L’émoi a été si important que le syndicat majoritaire des enseignants du secondaire, le SNES-FSU s’est fendu d’un communiqué et surtout que le journal « Libération », un des véhicules les plus en pointe de l’idéologie dominante, jamais en retard quand il faut venir au secours de Macron, s’est fendu d’un article. Ce pendant du « journal officiel » a confié la riposte à ses fastcheckers . Le titre faussement interrogatif est ici déjà tout un programme! : « L’épreuve de SES de 2022 était-elle fortement orientée vers le libéralisme ? ».
Sous prétexte de passer en revue les arguments pour et contre, le journal de Drahi, un capitaliste ordinaire, s’inscrit en faux contre cette interprétation. Il se sert de la réaction de l’association des professeurs de SES, qui critique le type de sujet (propre à recracher un cours et non à problématiser) mais ne dit rien sur le fond et appelle au secours un « sociologue » qui indique que, tout au long de l’année, les élèves ont étudié la portée et les limites de l’action de l’Etat en faveur de la justice sociale, qu’on leur demande de réutiliser ces cours et qu’il n’y a rien de plus normal. Circulez, il n’y a donc rien à voir. Et d’ajouter que les problématiques de genre/patriarcales ou le déclin de la conscience de classe viennent remettre en cause une lecture purement en termes de classes sociales. Notons que l’Etat du « sociologue » est non défini, quel Etat ? L’Etat capitaliste ? Régi par quelles règles ? Ensuite, Marx et Engels qui ont mis en évidence l’existence des classes sociales avaient, sans attendre notre expert, lié la question du patriarcat à celle de la domination de classe.
Cet expert peu ferré sur la question des classes sociales, répond aussi : « Ah oui mais il y avait aussi un document qui montre l’importance de la redistribution pour réduire les inégalités, ou que les évolutions de l’emploi peuvent fragiliser le rôle intégrateur du travail, notamment en le précarisant ». Ah ben oui, ma chère, vous voyez, il y en a pour tous les goûts.

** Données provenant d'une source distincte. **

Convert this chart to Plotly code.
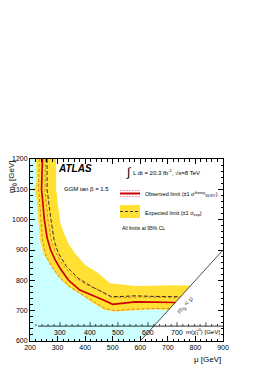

Mais plus que ce pâle individu, ce sont les corrigés proposés par les journaux « spécialisés », « L’Etudiant » et « Studyrama », que les fastcheckers appellent en renfort en fin d’article, qui sont édifiants. Ainsi, on nous explique doctement qu’il fallait répondre que le travail intègre car il permet à un individu d’obtenir un statut social grâce à son revenu, mais aussi d’accéder à la protection sociale et que la hausse des impôts peut réduire la consommation et donc pousser les entreprises à produire moins, ce qui entraînerait davantage de chômage. Quand-à l’exercice traitant des classes sociales, les réponses attendues étaient que les citoyens ont accès à davantage de produits de consommation, qu’ils ne se considèrent plus comme appartenant à une classe et qu’ils se définissent désormais comme des «singularités». Bons princes, on nous concède tout de même qu’il est possible cependant de nuancer la démonstration en proposant de rappeler, en ouverture, que le concept de classe sociale reste défendu par certains chercheurs pour comprendre les inégalités sociales.

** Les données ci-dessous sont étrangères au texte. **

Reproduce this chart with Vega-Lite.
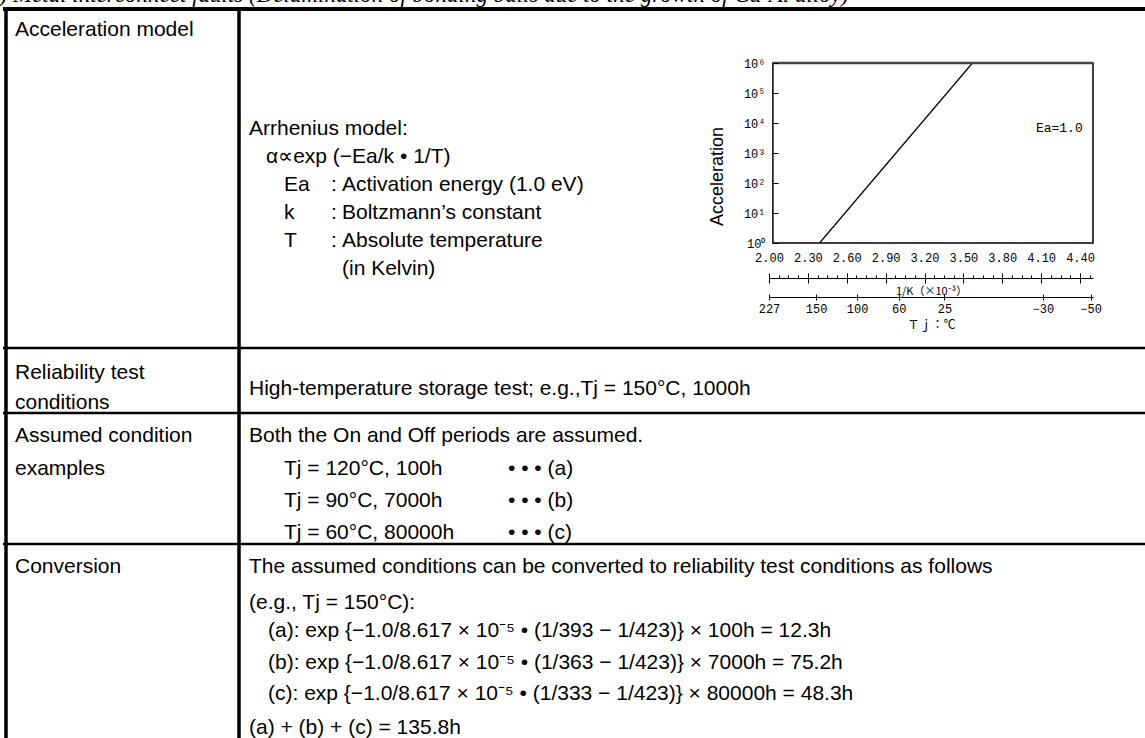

Finalement, dans cette affaire, le plus inquiétant est ce que cela nous dit du contenu des cours ; et ce d’autant plus que nous apprenons, au hasard de « l’article » de Monsieur et Madame Fastcheck que, l’an dernier, il y a eu le sujet suivant : « Vous montrerez que des politiques de flexibilisation du marché du travail permettent de lutter contre le chômage structurel. » Donc, en réalité, rien de nouveau sous le soleil.
Depuis qu’elle existe, l’Ecole de l’Etat de Jules Ferry est une machine à formater et intégrer, même si elle n’est pas que cela. Elle l’est depuis les années 70/80 de la maternelle à la terminale, et surtout, ne parlons pas de l’université.
Mais, là, nous franchissons des montagnes, des Himalaya. Des sommets de méconnaissance de la lutte des classes, du mécanisme qui régit toutes les sociétés depuis l’apparition des classes voisinent avec l’idéologie des différences, très en verve à gauche, qui répand les modes US comme les théories des genres, la racialisation et considère finalement que l’exploitation de l’Homme par l’Homme n’est qu’une discrimination comme les autres. Cela inclut le refus d’analyser le système capitaliste et de mettre à portée des élèves les outils le permettant. Ce qui inquiète aussi, c’est l’intégration des enseignants au système, avec une remise en cause très partielle de ces sujets.
Bref, ce que nous dit cette histoire c’est que l’Ecole est de moins en moins émancipatrice et qu’il faut combattre pied à pied pour que l’on en vienne à l’étude du système capitaliste. Le Parti révolutionnaire Communistes le dénonce et a pour but de le renverser. Cette idée a du chemin à faire.